O debate sobre onde termina a tolerância zero em relação aos abusos e onde a começa a se “cancelar” a divergência também se estende à atual revisão das estátuas e monumentos nacionais. O presidente Donald Trump, que abraçou a guerra cultural como um de seus argumentos de campanha, se concentrou nesse assunto em um longo discurso na noite de sexta-feira passada, véspera do feriado nacional de 4 de julho. “Nas nossas escolas, nossas redações, até em nossos conselhos de administração, há um novo fascismo de extrema esquerda que exige lealdade absoluta. Se você não fala a língua deles, pratica seus rituais, recita seus mantras e segue seus mandamentos, você será censurado, perseguido e punido”, afirmou.

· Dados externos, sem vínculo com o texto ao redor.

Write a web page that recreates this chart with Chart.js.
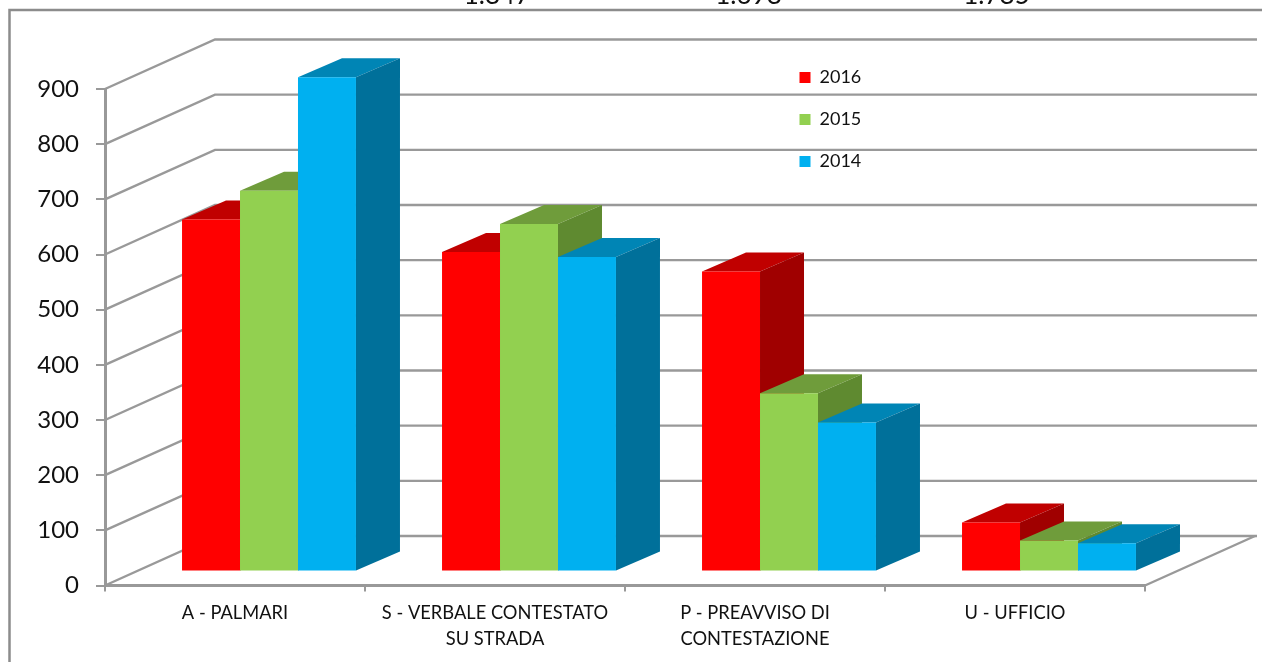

Os intelectuais em sua carta qualificam o presidente de “ameaça à democracia”, mas alertam: “A restrição do debate é realizada por um Governo repressivo ou por uma sociedade intolerante, prejudica os que não têm poder e reduz a capacidade de participação democrática. de todos”. “A maneira de derrotar as más ideias é a exposição, o argumento e a persuasão, não tentar silenciá-las ou querer expulsá-las. Como escritores, precisamos de uma cultura que nos deixe espaço para a experimentação, a tomada de riscos e inclusive os erros. Devemos preservar a possibilidade de discordar de boa fé sem consequências profissionais funestas”, concluem.